Paul Resika: Empty Paintings

February 15 - March 19, 2017

Steven Harvey Fine Art Projects presents “Empty: Paintings by Paul Resika.” The exhibition includes paintings from the past thirty years: from the artist’s studio and on loan from private collections. The exhibition includes paintings that highlight Resika’s ongoing relationship to “emptiness,” where the represented objects — vessels, houses, and flowers — are depicted as elemental and symbolic volumes, floating in color fields.

Connected to personalities as diverse as Hans Hofmann, Edward Hopper, Leo Castelli, Milton Resnick and Clement Greenberg, Resika’s career stands as a veritable roadmap for the diversity of the New York art world over the past seventy years. Against a backdrop of ever-changing styles, Resika has remained a truly independent figure, unafraid to follow his paintings wherever they took him. His career has taken dramatic and surprising twists.

Born in New York City in 1928, Resika studied with Hans Hofmann in the 1940s. He had his first solo show at age 19 at George Dix Gallery in New York. Although his career was on the verge of success with the critical imprimatur of figures like Leo Castelli and Clement Greenberg, and although his early work was rooted in vanguard abstraction, Resika was not satisfied. He was seeking the traditional tools his art education lacked, such as training in perspective and anatomy. Therefore, when Resika travelled throughout Europe during the 1950s and 60s, he studied 19th century landscape and old master painting, and, in Venice, worked as an assistant to the neo-Baroque muralist Edward Melcarth. Upon returning to America, he eventually began painting outdoors. In the 1980s, Resika discovered a new motif in Provincetown – the rectangular pier buildings on the seafront. Yet after years of observational painting, Resika no longer paints these seaside scenes from life; instead he generates poetic symbols – fundamental forms and volumes – for his trees, boats and people.
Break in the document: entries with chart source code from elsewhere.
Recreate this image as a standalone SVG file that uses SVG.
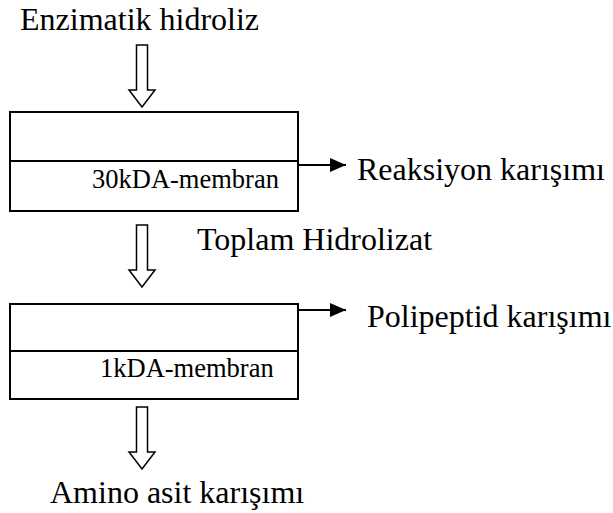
<svg xmlns="http://www.w3.org/2000/svg" width="613" height="513" viewBox="0 0 613 513">
<defs>
<style>
text{font-family:'Liberation Serif','Times New Roman',Times,serif;fill:#000}
.t{font-size:32px}
.s{font-size:26.5px}
.box{fill:#fff;stroke:#000;stroke-width:2}
.hol{fill:#fff;stroke:#000;stroke-width:1.5;stroke-linejoin:miter}
.ln{stroke:#000;stroke-width:2;fill:none}
</style>
<marker id="ah" viewBox="0 0 16 14" refX="16" refY="7" markerWidth="16" markerHeight="14" markerUnits="userSpaceOnUse" orient="auto">
<path d="M0,0 L16,7 L0,14 Z" fill="#000"/>
</marker>
<path id="harrow" d="M-5.5,0 H5.5 V45 H13 L0,62 L-13,45 H-5.5 Z"/>
</defs>
<rect width="613" height="513" fill="#fff"/>
<g id="label-enzimatik"><text class="t" x="20" y="30">Enzimatik hidroliz</text></g>
<g id="box1">
<rect class="box" x="10" y="112" width="288" height="99"/>
<line class="ln" x1="10" y1="161" x2="298" y2="161"/>
<text class="s" x="92" y="188">30kDA-membran</text>
</g>
<g id="label-reaksiyon"><text class="t" x="357" y="180">Reaksiyon karışımı</text></g>
<g id="label-toplam"><text class="t" x="197" y="250">Toplam Hidrolizat</text></g>
<g id="box2">
<rect class="box" x="10" y="304" width="288" height="95"/>
<line class="ln" x1="10" y1="351" x2="298" y2="351"/>
<text class="s" x="100" y="377">1kDA-membran</text>
</g>
<g id="label-polipeptid"><text class="t" x="367" y="327">Polipeptid karışımı</text></g>
<g id="label-amino"><text class="t" x="50" y="503">Amino asit karışımı</text></g>
<g id="connectors">
<use href="#harrow" class="hol" x="142" y="45"/>
<use href="#harrow" class="hol" x="142" y="225"/>
<use href="#harrow" class="hol" x="142" y="407"/>
<line class="ln" x1="298" y1="165" x2="346" y2="165" marker-end="url(#ah)"/>
<line class="ln" x1="298" y1="310" x2="346" y2="310" marker-end="url(#ah)"/>
</g>
</svg>
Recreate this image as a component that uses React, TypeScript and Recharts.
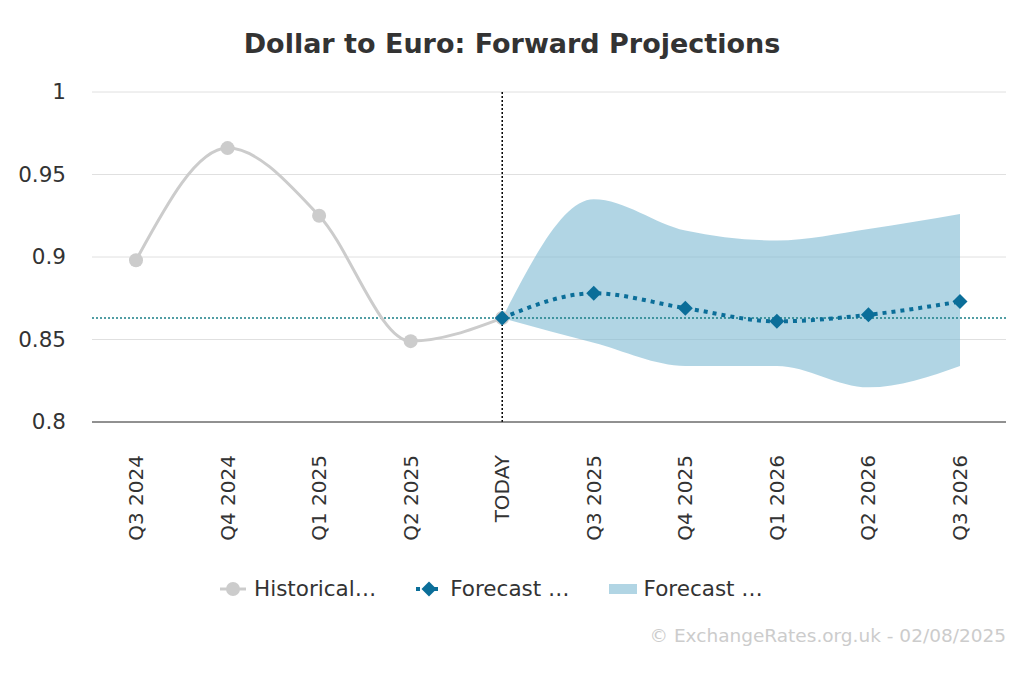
import React from "react";
import {
  ComposedChart,
  Line,
  Area,
  XAxis,
  YAxis,
  CartesianGrid,
  ReferenceLine,
} from "recharts";

const categories = [
  "Q3 2024",
  "Q4 2024",
  "Q1 2025",
  "Q2 2025",
  "TODAY",
  "Q3 2025",
  "Q4 2025",
  "Q1 2026",
  "Q2 2026",
  "Q3 2026",
];
const historical = [0.898, 0.966, 0.925, 0.849, 0.863, null, null, null, null, null];
const forecast = [null, null, null, null, 0.863, 0.878, 0.869, 0.861, 0.865, 0.873];
const forecastLow = [null, null, null, null, 0.863, 0.848, 0.834, 0.834, 0.821, 0.834];
const forecastHigh = [null, null, null, null, 0.863, 0.935, 0.916, 0.91, 0.917, 0.926];
const yTicks = [0.8, 0.85, 0.9, 0.95, 1];
const todayRate = 0.863;

const data = categories.map((c, i) => ({
  name: c,
  historical: historical[i],
  forecast: forecast[i],
  range: forecastLow[i] == null ? null : [forecastLow[i], forecastHigh[i]],
}));

const FONT = "'DejaVu Sans', Verdana, sans-serif";

const Diamond = (props: any) => {
  const { cx, cy } = props;
  if (cx == null || cy == null || props.value == null) return null;
  const s = 7.5;
  return (
    <path
      d={`M${cx},${cy - s}L${cx + s},${cy}L${cx},${cy + s}L${cx - s},${cy}Z`}
      fill="#0b6e99"
    />
  );
};

const XTick = (props: any) => {
  const { x, y, payload } = props;
  return (
    <text
      x={0}
      y={0}
      transform={`translate(${x + 7},${y + 25}) rotate(-90)`}
      textAnchor="end"
      fontSize={20}
      fill="#333"
      fontFamily={FONT}
    >
      {payload.value}
    </text>
  );
};

const YTick = (props: any) => {
  const { y, payload } = props;
  return (
    <text
      x={66}
      y={y + 7}
      textAnchor="end"
      fontSize={21.5}
      fill="#333"
      fontFamily={FONT}
    >
      {payload.value}
    </text>
  );
};

export default function App() {
  return (
    <div
      style={{
        position: "absolute",
        left: 0,
        top: 0,
        width: 1024,
        height: 683,
        background: "#fff",
        fontFamily: FONT,
      }}
    >
      <div
        style={{
          position: "absolute",
          top: 28,
          width: 1024,
          textAlign: "center",
          fontSize: 27,
          fontWeight: "bold",
          color: "#333",
        }}
      >
        Dollar to Euro: Forward Projections
      </div>
      <ComposedChart
        width={1024}
        height={683}
        data={data}
        margin={{ top: 92, right: 18, bottom: 131, left: 0 }}
      >
        <CartesianGrid vertical={false} stroke="#e0e0e0" />
        <XAxis
          dataKey="name"
          stroke="#333"
          tickLine={false}
          height={130}
          interval={0}
          padding={{ left: 44, right: 46 }}
          tick={<XTick />}
        />
        <YAxis
          domain={[0.8, 1]}
          ticks={yTicks}
          width={92}
          axisLine={false}
          tickLine={false}
          tick={<YTick />}
        />
        <Area
          dataKey="range"
          type="monotone"
          stroke="none"
          fill="#7db9d2"
          fillOpacity={0.6}
          isAnimationActive={false}
          connectNulls={false}
        />
        <ReferenceLine y={todayRate} stroke="#1a7f86" strokeDasharray="2 2" strokeWidth={1.5} />
        <ReferenceLine x="TODAY" stroke="#000" strokeDasharray="2 2" strokeWidth={1.5} />
        <Line
          dataKey="historical"
          type="monotone"
          stroke="#cccccc"
          strokeWidth={3}
          dot={{ r: 7, fill: "#cccccc", stroke: "none" }}
          isAnimationActive={false}
        />
        <Line
          dataKey="forecast"
          type="monotone"
          stroke="#0b6e99"
          strokeWidth={4}
          strokeDasharray="4 5"
          dot={<Diamond />}
          isAnimationActive={false}
        />
      </ComposedChart>
      <div
        style={{
          position: "absolute",
          top: 576,
          left: 218,
          display: "flex",
          fontSize: 21.5,
          color: "#333",
        }}
      >
        <div style={{ display: "flex", alignItems: "center", marginRight: 38 }}>
          <svg width={30} height={20}>
            <line x1={2} y1={10} x2={28} y2={10} stroke="#ccc" strokeWidth={3} />
            <circle cx={15} cy={10} r={7} fill="#ccc" />
          </svg>
          <span style={{ marginLeft: 6 }}>Historical…</span>
        </div>
        <div style={{ display: "flex", alignItems: "center", marginRight: 38 }}>
          <svg width={30} height={20}>
            <line x1={2} y1={10} x2={28} y2={10} stroke="#0b6e99" strokeWidth={4} strokeDasharray="4 5" />
            <path d="M15,2.5L22.5,10L15,17.5L7.5,10Z" fill="#0b6e99" />
          </svg>
          <span style={{ marginLeft: 6 }}>Forecast …</span>
        </div>
        <div style={{ display: "flex", alignItems: "center" }}>
          <svg width={30} height={20}>
            <rect x={1} y={5} width={28} height={10} fill="#7db9d2" fillOpacity={0.6} />
          </svg>
          <span style={{ marginLeft: 6 }}>Forecast …</span>
        </div>
      </div>
      <div
        style={{
          position: "absolute",
          top: 625,
          right: 18,
          fontSize: 18.5,
          color: "#cccccc",
        }}
      >
        © ExchangeRates.org.uk - 02/08/2025
      </div>
    </div>
  );
}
This exhibition investigates Resika’s contemporary relationship to Carlo Carrà’s concept of ‘pittura metafisica,’ and what Carrà termed ‘painting without adjectives.’ The emptiness of the architecture of Resika’s paintings is reminiscent of the way De Chirico and Carrà orchestrated elements in space. Resika once said that his paintings were never “of something; rather they are something – paintings that have their own very independent existence from the landscape they imagine.” It is in this poetic starkness that they are “empty.”

Resika currently splits his time between New York City and Cape Cod. He has had a profound impact on younger generations of painters as both an artist and teacher, serving as chair of Parson’s MFA program from 1978-1990. Resika’s work is included in the collections of the the Metropolitan Museum of Art, the Museum of Modern Art, the Smithsonian American Art Museum, the Whitney Museum of American Art, and the Addison Gallery among numerous others. He is the recipient of a Guggenheim Fellowship (1984) and has been elected Academician at the National Academy of Design (1978) and the American Academy of Arts and Letters (1994). This is his second one person exhibition at Steven Harvey Fine Art Projects.